After 20 minutes or so, check on the parts, if they are a deep black color, they are done, move them to the boiling rinse tank.

After a good soak and some plunging (to remove the salts from any nooks and crannies. Move the parts to a cold water rinse, this time I just used my garden hose, sometimes I use a 5 gallon bucket filled with clean, cold water.
After the cold water rinse, blow off the water using an air compressor. This helps keep the oil tank from getting contaminated with water.


 Next move the parts to the oil tank. I use a garden planter that is 30" x 8" x 6", filled with WD-40 ( you can see it in the pic above). 

Brownells and others sell special "water displacing oil", but the if you didn't know the WD in WD-40 stands for water displacing and it is easier and cheaper that the specialty stuff. You can probably use any oil, but I would read the labels and make sure there is no weird ingredients that could harm your new finish.

Note, sometimes you will get a red or black "soot" on the surface of the parts, use plenty of oil and 0000 steel wool to rub it off, you should have nice shiny black steel underneath. If not, simply clean the parts with soap and water and start over. I do not turn off the heat until all the parts have been inspected, just in case there was a problem and I need to return them to the salts bath.

Here are the parts after removing from the oil tank. I will spray them with some Remoil and let them sit overnight before handling/reassembly.

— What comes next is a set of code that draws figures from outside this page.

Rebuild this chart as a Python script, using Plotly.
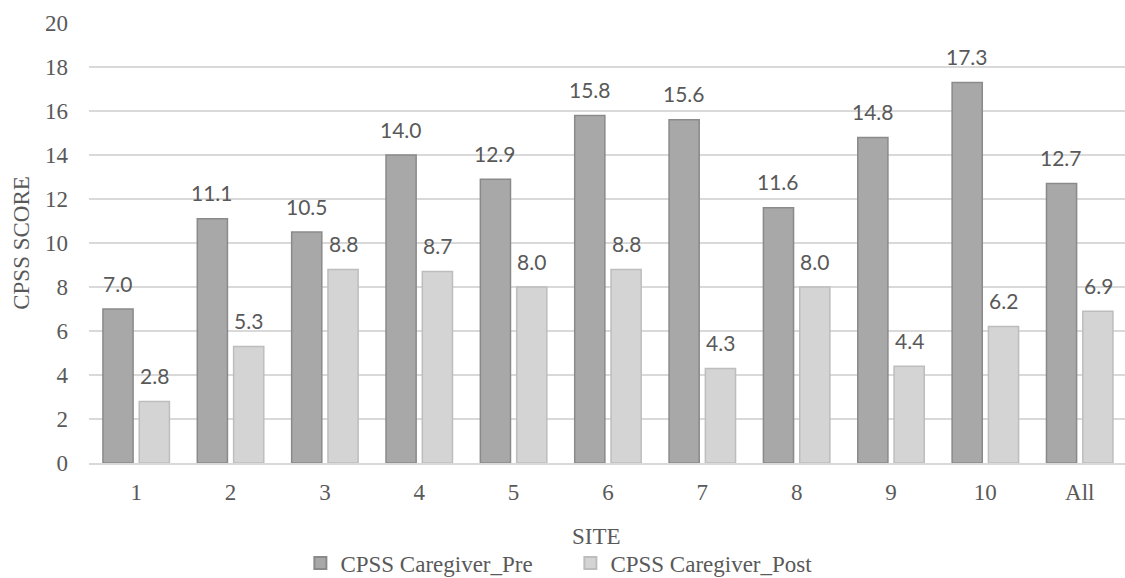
import plotly.graph_objects as go

sites = ["1", "2", "3", "4", "5", "6", "7", "8", "9", "10", "All"]
pre = [7.0, 11.1, 10.5, 14.0, 12.9, 15.8, 15.6, 11.6, 14.8, 17.3, 12.7]
post = [2.8, 5.3, 8.8, 8.7, 8.0, 8.8, 4.3, 8.0, 4.4, 6.2, 6.9]
y_ticks = list(range(0, 21, 2))

TXT = "#595959"
SERIF = "Liberation Serif"
SANS = "Lato"

fig = go.Figure()
fig.add_trace(go.Bar(
    x=sites, y=pre, name="CPSS Caregiver_Pre",
    marker=dict(color="#a8a8a8", line=dict(color="#8a8a8a", width=1.5)),
))
fig.add_trace(go.Bar(
    x=sites, y=post, name="CPSS Caregiver_Post",
    marker=dict(color="#d4d4d4", line=dict(color="#bdbdbd", width=1.5)),
))

ann = []
for i, v in enumerate(pre):
    ann.append(dict(x=i, y=v, xref="x", yref="y", text=f"{v:.1f}", showarrow=False, xshift=-18.3,
                    yshift=26, yanchor="middle", font=dict(family=SANS, size=21, color=TXT)))
for i, v in enumerate(post):
    ann.append(dict(x=i, y=v, xref="x", yref="y", text=f"{v:.1f}", showarrow=False, xshift=18.3,
                    yshift=26, yanchor="middle", font=dict(family=SANS, size=21, color=TXT)))
# x-axis title placed as paper annotation so it does not push the plot area
ann.append(dict(x=0.49, y=-0.168, xref="paper", yref="paper", text="SITE", showarrow=False,
                xanchor="center", yanchor="middle", font=dict(family=SERIF, size=23, color=TXT)))

fig.update_layout(
    width=1125, height=578,
    margin=dict(l=89, r=0, t=23, b=115),
    paper_bgcolor="white", plot_bgcolor="white",
    barmode="group", bargap=0.23, bargroupgap=0.17,
    annotations=ann,
    font=dict(family=SERIF, size=23, color=TXT),
    showlegend=True,
    legend=dict(orientation="h", xref="container", yref="container",
                x=0.507, xanchor="center", y=1 - 563 / 578, yanchor="middle",
                font=dict(family=SERIF, size=23, color=TXT), itemwidth=30,
                entrywidth=225, tracegroupgap=0, itemsizing="constant"),
    xaxis=dict(
        type="category", automargin=False,
        range=[-0.5, 10.48], showgrid=False, showline=True, linecolor="#d9d9d9", linewidth=1.5,
        ticks="", tickfont=dict(family=SERIF, size=23, color=TXT), ticklabelstandoff=8,
    ),
    yaxis=dict(
        automargin=False,
        range=[0, 20], tickvals=y_ticks, showgrid=True, gridcolor="#d9d9d9", gridwidth=1.5,
        zeroline=False, ticks="", tickfont=dict(family=SERIF, size=23, color=TXT),
        ticklabelstandoff=20,
        title=dict(text="CPSS SCORE", font=dict(family=SERIF, size=23, color=TXT), standoff=8),
    ),
)

fig.write_html("out.html")
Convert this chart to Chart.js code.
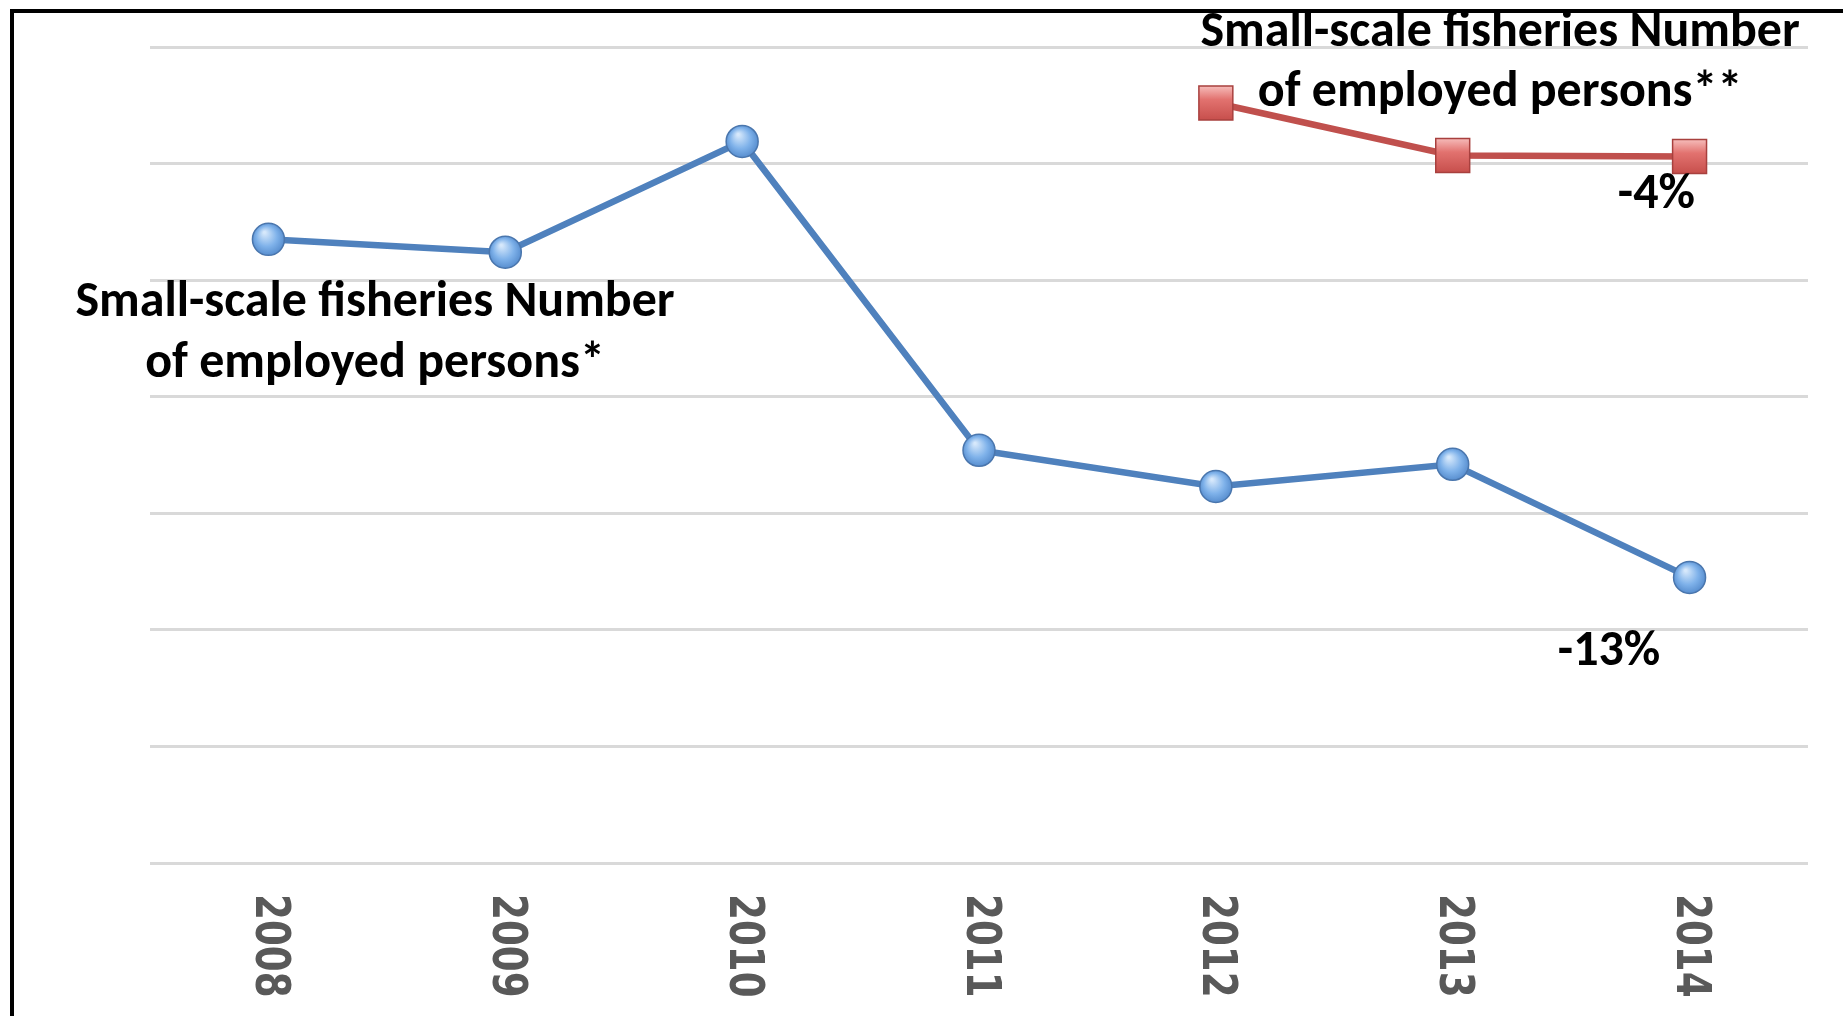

The last step is the clean up. You should NEVER put the spent salts down a storm drain. They are not so harmful to dump down the sewer as the chemicals are used for drain cleaner and for sewage treatment, however, I would consult my local water department first (although they probably will not understand chemistry and what your solution is/does). The best method is to save them, if the solution has not been contaminated, you can re-use it as many times as you need.
If disposal is needed your best bet is to find a chemical disposal facility, these people will understand what you have.